:: DATA EXCERPT ::
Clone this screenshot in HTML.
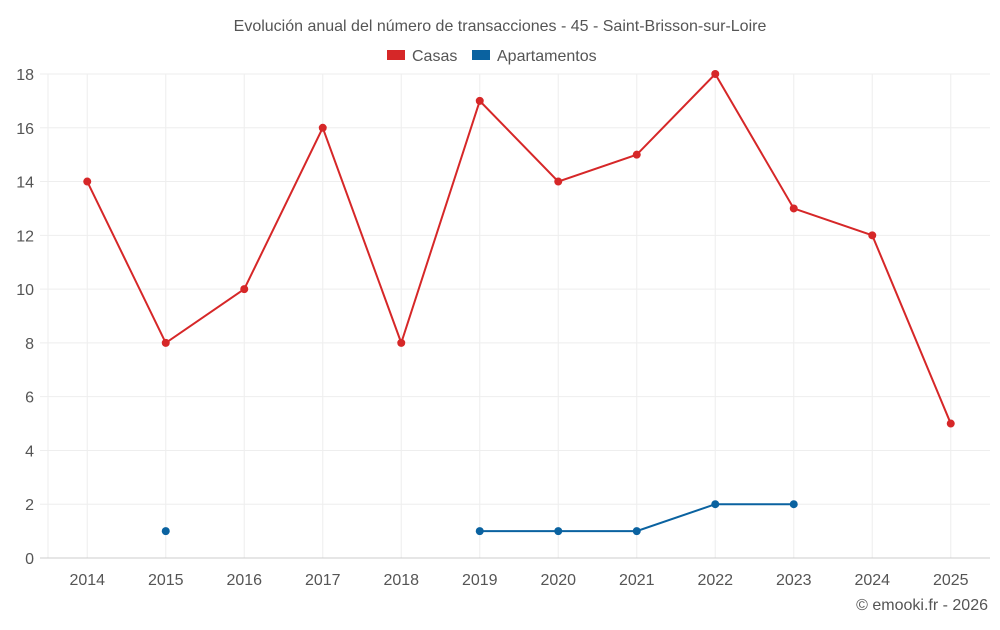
<!DOCTYPE html>
<html><head><meta charset="utf-8"><style>
body{margin:0;background:#fff;font-family:"Liberation Sans",sans-serif}
svg text{font-family:"Liberation Sans",sans-serif}
</style></head><body>
<svg id="chart" width="1000" height="625">
<text x="500" y="31" text-anchor="middle" font-size="16" fill="#555">Evolución anual del número de transacciones - 45 - Saint-Brisson-sur-Loire</text>
<g>
<g><rect x="387" y="50" width="18" height="10" fill="#d62728"/><text x="412" y="61" font-size="16" fill="#555">Casas</text></g>
<g><rect x="472" y="50" width="18" height="10" fill="#0a62a0"/><text x="497" y="61" font-size="16" fill="#555">Apartamentos</text></g>
</g>
<g id="grid"></g><g id="axes"></g><g id="series"></g>
<text x="988" y="610" text-anchor="end" font-size="16" fill="#555">© emooki.fr - 2026</text>
</svg>
<script>
const years=[2014,2015,2016,2017,2018,2019,2020,2021,2022,2023,2024,2025];
const casas=[14,8,10,16,8,17,14,15,18,13,12,5];
const apartamentos=[null,1,null,null,null,1,1,1,2,2,null,null];
const yTicks=[0,2,4,6,8,10,12,14,16,18];
const NS="http://www.w3.org/2000/svg";
const L=48,R=990,T=74,B=558,yMax=18;
const step=(R-L)/years.length;
const x=i=>L+step*(i+0.5);
const y=v=>B-(v/yMax)*(B-T);
function mk(tag,attrs,parent){const e=document.createElementNS(NS,tag);for(const k in attrs)e.setAttribute(k,attrs[k]);parent.appendChild(e);return e;}
const grid=document.getElementById('grid'),axes=document.getElementById('axes'),ser=document.getElementById('series');
const lEdge=mk('line',{x1:L,x2:L,y1:T,y2:B,stroke:'#eee'},grid);


years.forEach((yr,i)=>{const g=mk('line',{x1:x(i),x2:x(i),y1:T,y2:B,stroke:'#eee'},grid);
 
 });
yTicks.forEach(t=>{
 const l=mk('line',{x1:40,x2:R,y1:y(t),y2:y(t),stroke:t===0?'#ccc':'#eee'},grid);
 
 
 const tx=mk('text',{x:34,y:y(t)+6,'text-anchor':'end','font-size':16,fill:'#555'},axes);tx.textContent=t;
 
 
});
years.forEach((yr,i)=>{
 const tx=mk('text',{x:x(i),y:585,'text-anchor':'middle','font-size':16,fill:'#555'},axes);tx.textContent=yr;
 
 
});
function draw(data,color,name){
 let segs=[],cur=[];
 data.forEach((v,i)=>{if(v==null){if(cur.length)segs.push(cur);cur=[];}else cur.push([x(i),y(v)]);});
 if(cur.length)segs.push(cur);
 segs.forEach(s=>{if(s.length>1){const p=mk('polyline',{points:s.map(q=>q.join(',')).join(' '),fill:'none',stroke:color,'stroke-width':2},ser);
  
  }});
 data.forEach((v,i)=>{if(v==null)return;const c=mk('circle',{cx:x(i),cy:y(v),r:4,fill:color},ser);
  
  });
}
draw(casas,'#d62728','casas');
draw(apartamentos,'#0a62a0','apartamentos');
</script>
</body></html>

:: TASK DETAILS ::
Please transcribe the material above exactly as written. Leave the pictures out.

:: WORKED ANSWER ::
Clone this screenshot in HTML.
<!DOCTYPE html>
<html><head><meta charset="utf-8"><style>
body{margin:0;background:#fff;font-family:"Liberation Sans",sans-serif}
svg text{font-family:"Liberation Sans",sans-serif}
</style></head><body>
<svg id="chart" width="1000" height="625">
<text x="500" y="31" text-anchor="middle" font-size="16" fill="#555">Evolución anual del número de transacciones - 45 - Saint-Brisson-sur-Loire</text>
<g>
<g><rect x="387" y="50" width="18" height="10" fill="#d62728"/><text x="412" y="61" font-size="16" fill="#555">Casas</text></g>
<g><rect x="472" y="50" width="18" height="10" fill="#0a62a0"/><text x="497" y="61" font-size="16" fill="#555">Apartamentos</text></g>
</g>
<g id="grid"></g><g id="axes"></g><g id="series"></g>
<text x="988" y="610" text-anchor="end" font-size="16" fill="#555">© emooki.fr - 2026</text>
</svg>
<script>
const years=[2014,2015,2016,2017,2018,2019,2020,2021,2022,2023,2024,2025];
const casas=[14,8,10,16,8,17,14,15,18,13,12,5];
const apartamentos=[null,1,null,null,null,1,1,1,2,2,null,null];
const yTicks=[0,2,4,6,8,10,12,14,16,18];
const NS="http://www.w3.org/2000/svg";
const L=48,R=990,T=74,B=558,yMax=18;
const step=(R-L)/years.length;
const x=i=>L+step*(i+0.5);
const y=v=>B-(v/yMax)*(B-T);
function mk(tag,attrs,parent){const e=document.createElementNS(NS,tag);for(const k in attrs)e.setAttribute(k,attrs[k]);parent.appendChild(e);return e;}
const grid=document.getElementById('grid'),axes=document.getElementById('axes'),ser=document.getElementById('series');
const lEdge=mk('line',{x1:L,x2:L,y1:T,y2:B,stroke:'#eee'},grid);


years.forEach((yr,i)=>{const g=mk('line',{x1:x(i),x2:x(i),y1:T,y2:B,stroke:'#eee'},grid);
 
 });
yTicks.forEach(t=>{
 const l=mk('line',{x1:40,x2:R,y1:y(t),y2:y(t),stroke:t===0?'#ccc':'#eee'},grid);
 
 
 const tx=mk('text',{x:34,y:y(t)+6,'text-anchor':'end','font-size':16,fill:'#555'},axes);tx.textContent=t;
 
 
});
years.forEach((yr,i)=>{
 const tx=mk('text',{x:x(i),y:585,'text-anchor':'middle','font-size':16,fill:'#555'},axes);tx.textContent=yr;
 
 
});
function draw(data,color,name){
 let segs=[],cur=[];
 data.forEach((v,i)=>{if(v==null){if(cur.length)segs.push(cur);cur=[];}else cur.push([x(i),y(v)]);});
 if(cur.length)segs.push(cur);
 segs.forEach(s=>{if(s.length>1){const p=mk('polyline',{points:s.map(q=>q.join(',')).join(' '),fill:'none',stroke:color,'stroke-width':2},ser);
  
  }});
 data.forEach((v,i)=>{if(v==null)return;const c=mk('circle',{cx:x(i),cy:y(v),r:4,fill:color},ser);
  
  });
}
draw(casas,'#d62728','casas');
draw(apartamentos,'#0a62a0','apartamentos');
</script>
</body></html>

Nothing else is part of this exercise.